AIM OF THE TASK | Write out the listing below without alteration, omitting its pictures.
^^^^^^^^^^^^^^^^
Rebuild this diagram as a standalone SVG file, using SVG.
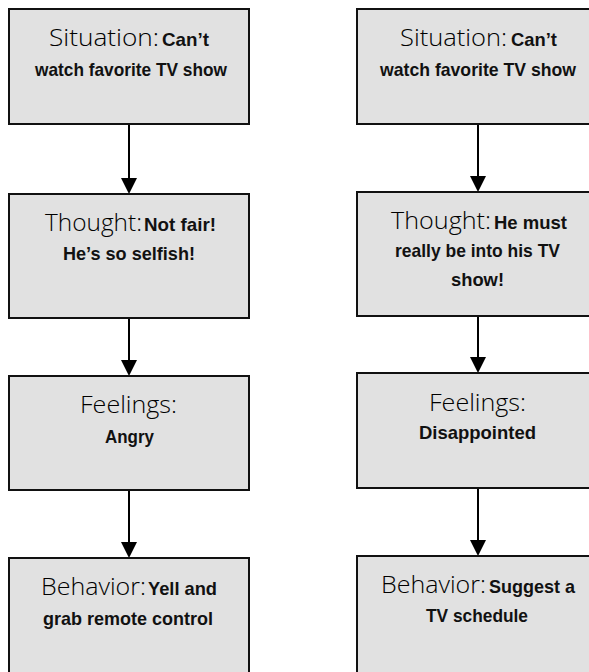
<svg xmlns="http://www.w3.org/2000/svg" width="589" height="672" viewBox="0 0 589 672">
<style>
.box{fill:#e1e1e1;stroke:#111;stroke-width:2}
.lab{font-family:"Open Sans","Noto Sans",sans-serif;font-weight:300;font-size:23px;fill:#000}
.val{font-family:"Liberation Sans",Arial,sans-serif;font-weight:bold;font-size:19px;fill:#111}
.edge{stroke:#000;stroke-width:2;fill:none}
</style>
<rect width="589" height="672" fill="#fff"/>
<g id="connectors">
<line class="edge" x1="129" y1="125" x2="129" y2="179"/>
<path d="M121,178 L137,178 L129,194 Z"/>
<line class="edge" x1="129" y1="308" x2="129" y2="361"/>
<path d="M121,360 L137,360 L129,376 Z"/>
<line class="edge" x1="129" y1="491" x2="129" y2="543"/>
<path d="M121,542 L137,542 L129,558 Z"/>
<line class="edge" x1="478" y1="125" x2="478" y2="177"/>
<path d="M470,176 L486,176 L478,192 Z"/>
<line class="edge" x1="478" y1="306" x2="478" y2="358"/>
<path d="M470,357 L486,357 L478,373 Z"/>
<line class="edge" x1="478" y1="489" x2="478" y2="541"/>
<path d="M470,540 L486,540 L478,556 Z"/>
</g>
<g id="l-situation">
<rect class="box" x="9" y="9" width="240" height="115"/>
<text class="lab" x="49" y="46" textLength="110" lengthAdjust="spacingAndGlyphs">Situation:</text>
<text class="val" x="162" y="46" textLength="47" lengthAdjust="spacingAndGlyphs">Can’t</text>
<text class="val" x="35" y="76" textLength="192" lengthAdjust="spacingAndGlyphs">watch favorite TV show</text>
</g>
<g id="l-thought">
<rect class="box" x="9" y="194" width="240" height="124"/>
<text class="lab" x="45" y="231" textLength="97" lengthAdjust="spacingAndGlyphs">Thought:</text>
<text class="val" x="144" y="231" textLength="72" lengthAdjust="spacingAndGlyphs">Not fair!</text>
<text class="val" x="63" y="260" textLength="132" lengthAdjust="spacingAndGlyphs">He’s so selfish!</text>
</g>
<g id="l-feelings">
<rect class="box" x="9" y="376" width="240" height="114"/>
<text class="lab" x="80" y="413" textLength="97" lengthAdjust="spacingAndGlyphs">Feelings:</text>
<text class="val" x="105" y="443" textLength="49" lengthAdjust="spacingAndGlyphs">Angry</text>
</g>
<g id="l-behavior">
<rect class="box" x="9" y="558" width="240" height="120"/>
<text class="lab" x="41" y="595" textLength="105" lengthAdjust="spacingAndGlyphs">Behavior:</text>
<text class="val" x="148" y="595" textLength="69" lengthAdjust="spacingAndGlyphs">Yell and</text>
<text class="val" x="43" y="625" textLength="170" lengthAdjust="spacingAndGlyphs">grab remote control</text>
</g>
<g id="r-situation">
<rect class="box" x="357" y="9" width="242" height="115"/>
<text class="lab" x="400" y="46" textLength="107" lengthAdjust="spacingAndGlyphs">Situation:</text>
<text class="val" x="511" y="46" textLength="46" lengthAdjust="spacingAndGlyphs">Can’t</text>
<text class="val" x="380" y="76" textLength="196" lengthAdjust="spacingAndGlyphs">watch favorite TV show</text>
</g>
<g id="r-thought">
<rect class="box" x="357" y="192" width="242" height="124"/>
<text class="lab" x="391" y="229" textLength="100" lengthAdjust="spacingAndGlyphs">Thought:</text>
<text class="val" x="494" y="229" textLength="73" lengthAdjust="spacingAndGlyphs">He must</text>
<text class="val" x="395" y="257" textLength="165" lengthAdjust="spacingAndGlyphs">really be into his TV</text>
<text class="val" x="451" y="286" textLength="53" lengthAdjust="spacingAndGlyphs">show!</text>
</g>
<g id="r-feelings">
<rect class="box" x="357" y="373" width="242" height="115"/>
<text class="lab" x="429" y="411" textLength="97" lengthAdjust="spacingAndGlyphs">Feelings:</text>
<text class="val" x="419" y="439" textLength="117" lengthAdjust="spacingAndGlyphs">Disappointed</text>
</g>
<g id="r-behavior">
<rect class="box" x="357" y="556" width="242" height="122"/>
<text class="lab" x="381" y="593" textLength="105" lengthAdjust="spacingAndGlyphs">Behavior:</text>
<text class="val" x="489" y="593" textLength="86" lengthAdjust="spacingAndGlyphs">Suggest a</text>
<text class="val" x="426" y="622" textLength="102" lengthAdjust="spacingAndGlyphs">TV schedule</text>
</g>
</svg>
^^^^^^^^^^^^^^^^
RESULT OF THE EXERCISE |
Rebuild this diagram as a standalone SVG file, using SVG.
<svg xmlns="http://www.w3.org/2000/svg" width="589" height="672" viewBox="0 0 589 672">
<style>
.box{fill:#e1e1e1;stroke:#111;stroke-width:2}
.lab{font-family:"Open Sans","Noto Sans",sans-serif;font-weight:300;font-size:23px;fill:#000}
.val{font-family:"Liberation Sans",Arial,sans-serif;font-weight:bold;font-size:19px;fill:#111}
.edge{stroke:#000;stroke-width:2;fill:none}
</style>
<rect width="589" height="672" fill="#fff"/>
<g id="connectors">
<line class="edge" x1="129" y1="125" x2="129" y2="179"/>
<path d="M121,178 L137,178 L129,194 Z"/>
<line class="edge" x1="129" y1="308" x2="129" y2="361"/>
<path d="M121,360 L137,360 L129,376 Z"/>
<line class="edge" x1="129" y1="491" x2="129" y2="543"/>
<path d="M121,542 L137,542 L129,558 Z"/>
<line class="edge" x1="478" y1="125" x2="478" y2="177"/>
<path d="M470,176 L486,176 L478,192 Z"/>
<line class="edge" x1="478" y1="306" x2="478" y2="358"/>
<path d="M470,357 L486,357 L478,373 Z"/>
<line class="edge" x1="478" y1="489" x2="478" y2="541"/>
<path d="M470,540 L486,540 L478,556 Z"/>
</g>
<g id="l-situation">
<rect class="box" x="9" y="9" width="240" height="115"/>
<text class="lab" x="49" y="46" textLength="110" lengthAdjust="spacingAndGlyphs">Situation:</text>
<text class="val" x="162" y="46" textLength="47" lengthAdjust="spacingAndGlyphs">Can’t</text>
<text class="val" x="35" y="76" textLength="192" lengthAdjust="spacingAndGlyphs">watch favorite TV show</text>
</g>
<g id="l-thought">
<rect class="box" x="9" y="194" width="240" height="124"/>
<text class="lab" x="45" y="231" textLength="97" lengthAdjust="spacingAndGlyphs">Thought:</text>
<text class="val" x="144" y="231" textLength="72" lengthAdjust="spacingAndGlyphs">Not fair!</text>
<text class="val" x="63" y="260" textLength="132" lengthAdjust="spacingAndGlyphs">He’s so selfish!</text>
</g>
<g id="l-feelings">
<rect class="box" x="9" y="376" width="240" height="114"/>
<text class="lab" x="80" y="413" textLength="97" lengthAdjust="spacingAndGlyphs">Feelings:</text>
<text class="val" x="105" y="443" textLength="49" lengthAdjust="spacingAndGlyphs">Angry</text>
</g>
<g id="l-behavior">
<rect class="box" x="9" y="558" width="240" height="120"/>
<text class="lab" x="41" y="595" textLength="105" lengthAdjust="spacingAndGlyphs">Behavior:</text>
<text class="val" x="148" y="595" textLength="69" lengthAdjust="spacingAndGlyphs">Yell and</text>
<text class="val" x="43" y="625" textLength="170" lengthAdjust="spacingAndGlyphs">grab remote control</text>
</g>
<g id="r-situation">
<rect class="box" x="357" y="9" width="242" height="115"/>
<text class="lab" x="400" y="46" textLength="107" lengthAdjust="spacingAndGlyphs">Situation:</text>
<text class="val" x="511" y="46" textLength="46" lengthAdjust="spacingAndGlyphs">Can’t</text>
<text class="val" x="380" y="76" textLength="196" lengthAdjust="spacingAndGlyphs">watch favorite TV show</text>
</g>
<g id="r-thought">
<rect class="box" x="357" y="192" width="242" height="124"/>
<text class="lab" x="391" y="229" textLength="100" lengthAdjust="spacingAndGlyphs">Thought:</text>
<text class="val" x="494" y="229" textLength="73" lengthAdjust="spacingAndGlyphs">He must</text>
<text class="val" x="395" y="257" textLength="165" lengthAdjust="spacingAndGlyphs">really be into his TV</text>
<text class="val" x="451" y="286" textLength="53" lengthAdjust="spacingAndGlyphs">show!</text>
</g>
<g id="r-feelings">
<rect class="box" x="357" y="373" width="242" height="115"/>
<text class="lab" x="429" y="411" textLength="97" lengthAdjust="spacingAndGlyphs">Feelings:</text>
<text class="val" x="419" y="439" textLength="117" lengthAdjust="spacingAndGlyphs">Disappointed</text>
</g>
<g id="r-behavior">
<rect class="box" x="357" y="556" width="242" height="122"/>
<text class="lab" x="381" y="593" textLength="105" lengthAdjust="spacingAndGlyphs">Behavior:</text>
<text class="val" x="489" y="593" textLength="86" lengthAdjust="spacingAndGlyphs">Suggest a</text>
<text class="val" x="426" y="622" textLength="102" lengthAdjust="spacingAndGlyphs">TV schedule</text>
</g>
</svg>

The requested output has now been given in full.